[Records from a data collection]
--*--

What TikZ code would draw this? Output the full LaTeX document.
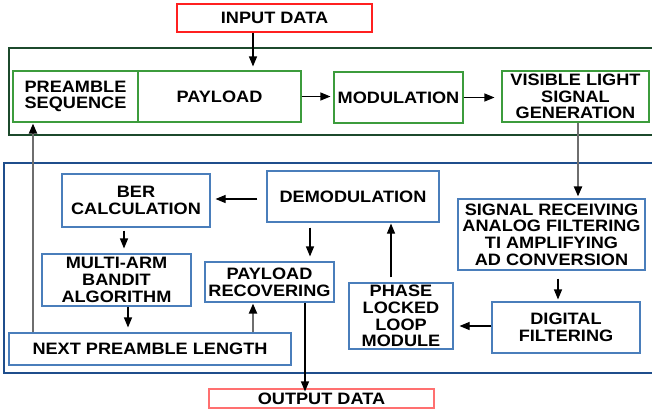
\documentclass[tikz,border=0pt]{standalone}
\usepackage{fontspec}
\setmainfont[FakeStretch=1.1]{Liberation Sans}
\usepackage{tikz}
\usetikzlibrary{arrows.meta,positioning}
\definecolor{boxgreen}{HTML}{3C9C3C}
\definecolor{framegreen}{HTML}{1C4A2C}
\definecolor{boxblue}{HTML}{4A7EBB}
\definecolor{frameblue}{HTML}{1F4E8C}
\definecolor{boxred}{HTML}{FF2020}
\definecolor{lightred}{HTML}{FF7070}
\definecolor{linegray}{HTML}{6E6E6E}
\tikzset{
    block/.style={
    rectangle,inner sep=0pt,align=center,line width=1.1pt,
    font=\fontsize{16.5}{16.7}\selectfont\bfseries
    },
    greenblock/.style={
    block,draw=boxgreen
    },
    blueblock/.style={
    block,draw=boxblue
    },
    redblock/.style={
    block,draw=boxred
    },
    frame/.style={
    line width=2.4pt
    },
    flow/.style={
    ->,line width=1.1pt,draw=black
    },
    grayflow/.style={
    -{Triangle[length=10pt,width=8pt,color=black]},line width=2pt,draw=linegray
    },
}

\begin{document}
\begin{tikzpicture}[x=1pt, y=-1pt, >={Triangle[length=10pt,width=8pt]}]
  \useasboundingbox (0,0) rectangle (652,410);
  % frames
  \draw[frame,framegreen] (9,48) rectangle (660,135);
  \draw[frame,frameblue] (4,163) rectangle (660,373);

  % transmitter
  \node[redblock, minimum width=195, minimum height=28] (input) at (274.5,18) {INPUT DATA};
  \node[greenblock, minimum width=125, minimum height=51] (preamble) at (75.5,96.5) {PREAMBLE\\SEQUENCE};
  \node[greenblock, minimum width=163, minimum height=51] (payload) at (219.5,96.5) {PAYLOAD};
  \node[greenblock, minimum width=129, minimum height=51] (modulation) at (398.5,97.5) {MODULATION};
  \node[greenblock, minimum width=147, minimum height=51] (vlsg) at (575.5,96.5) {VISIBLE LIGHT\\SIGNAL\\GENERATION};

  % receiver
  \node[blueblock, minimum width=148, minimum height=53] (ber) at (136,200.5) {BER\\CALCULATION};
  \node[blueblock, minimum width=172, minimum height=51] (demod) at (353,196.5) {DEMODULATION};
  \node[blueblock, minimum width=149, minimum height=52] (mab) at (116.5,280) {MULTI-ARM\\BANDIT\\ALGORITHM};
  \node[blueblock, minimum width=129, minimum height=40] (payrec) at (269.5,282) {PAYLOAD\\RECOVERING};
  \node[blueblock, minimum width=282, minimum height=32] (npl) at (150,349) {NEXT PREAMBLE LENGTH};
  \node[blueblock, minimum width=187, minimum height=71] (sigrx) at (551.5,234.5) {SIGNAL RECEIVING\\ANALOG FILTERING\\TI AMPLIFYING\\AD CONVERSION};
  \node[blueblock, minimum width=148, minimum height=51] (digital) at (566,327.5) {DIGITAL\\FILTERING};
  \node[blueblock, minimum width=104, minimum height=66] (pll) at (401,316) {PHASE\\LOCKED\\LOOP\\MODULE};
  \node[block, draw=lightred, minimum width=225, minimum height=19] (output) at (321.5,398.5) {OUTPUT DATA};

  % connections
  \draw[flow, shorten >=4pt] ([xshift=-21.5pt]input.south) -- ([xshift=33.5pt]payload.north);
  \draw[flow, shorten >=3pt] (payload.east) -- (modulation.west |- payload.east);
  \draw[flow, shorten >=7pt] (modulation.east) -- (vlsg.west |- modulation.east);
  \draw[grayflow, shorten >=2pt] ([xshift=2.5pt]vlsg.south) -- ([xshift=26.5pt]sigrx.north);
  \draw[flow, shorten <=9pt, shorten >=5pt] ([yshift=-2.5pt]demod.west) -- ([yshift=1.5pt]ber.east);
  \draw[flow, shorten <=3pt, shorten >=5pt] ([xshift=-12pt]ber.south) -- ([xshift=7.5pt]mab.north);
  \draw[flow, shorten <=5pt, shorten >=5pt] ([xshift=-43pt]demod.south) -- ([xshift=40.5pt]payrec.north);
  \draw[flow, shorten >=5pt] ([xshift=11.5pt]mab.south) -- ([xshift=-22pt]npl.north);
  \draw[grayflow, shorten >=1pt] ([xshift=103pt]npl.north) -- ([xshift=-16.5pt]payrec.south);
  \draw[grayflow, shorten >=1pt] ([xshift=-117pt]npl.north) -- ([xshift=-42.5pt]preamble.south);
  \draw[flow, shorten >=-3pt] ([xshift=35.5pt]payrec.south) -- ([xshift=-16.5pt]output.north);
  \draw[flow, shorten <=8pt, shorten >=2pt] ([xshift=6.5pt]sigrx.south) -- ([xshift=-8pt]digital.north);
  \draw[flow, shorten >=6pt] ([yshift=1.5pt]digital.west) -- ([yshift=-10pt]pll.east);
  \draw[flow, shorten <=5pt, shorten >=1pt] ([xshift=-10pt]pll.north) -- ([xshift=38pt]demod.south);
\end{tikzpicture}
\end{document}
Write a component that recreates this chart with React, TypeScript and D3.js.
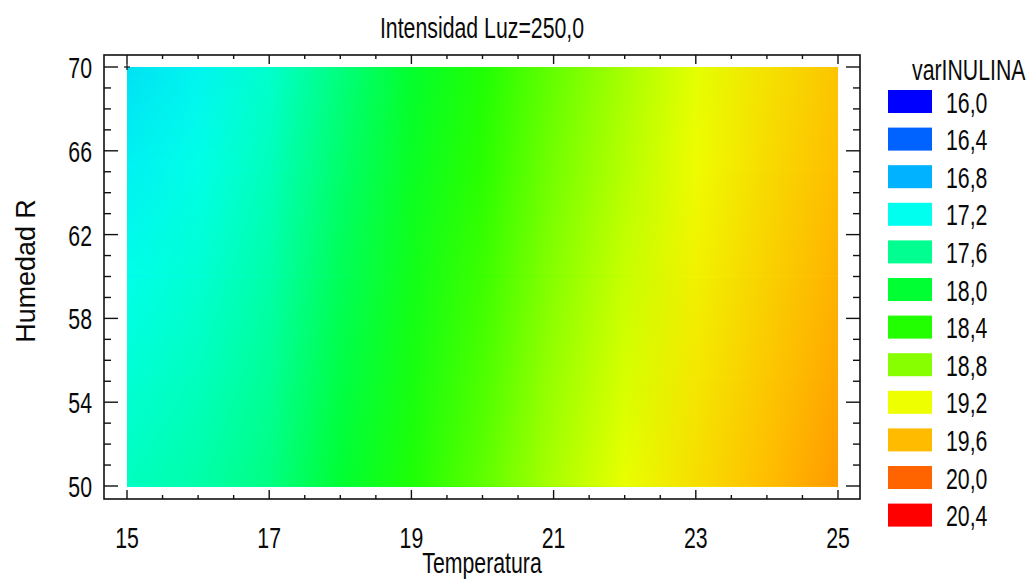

--*--

## What is needed
Within the records above, how many lines include the word "this"? State the number by itself.

## Full response
2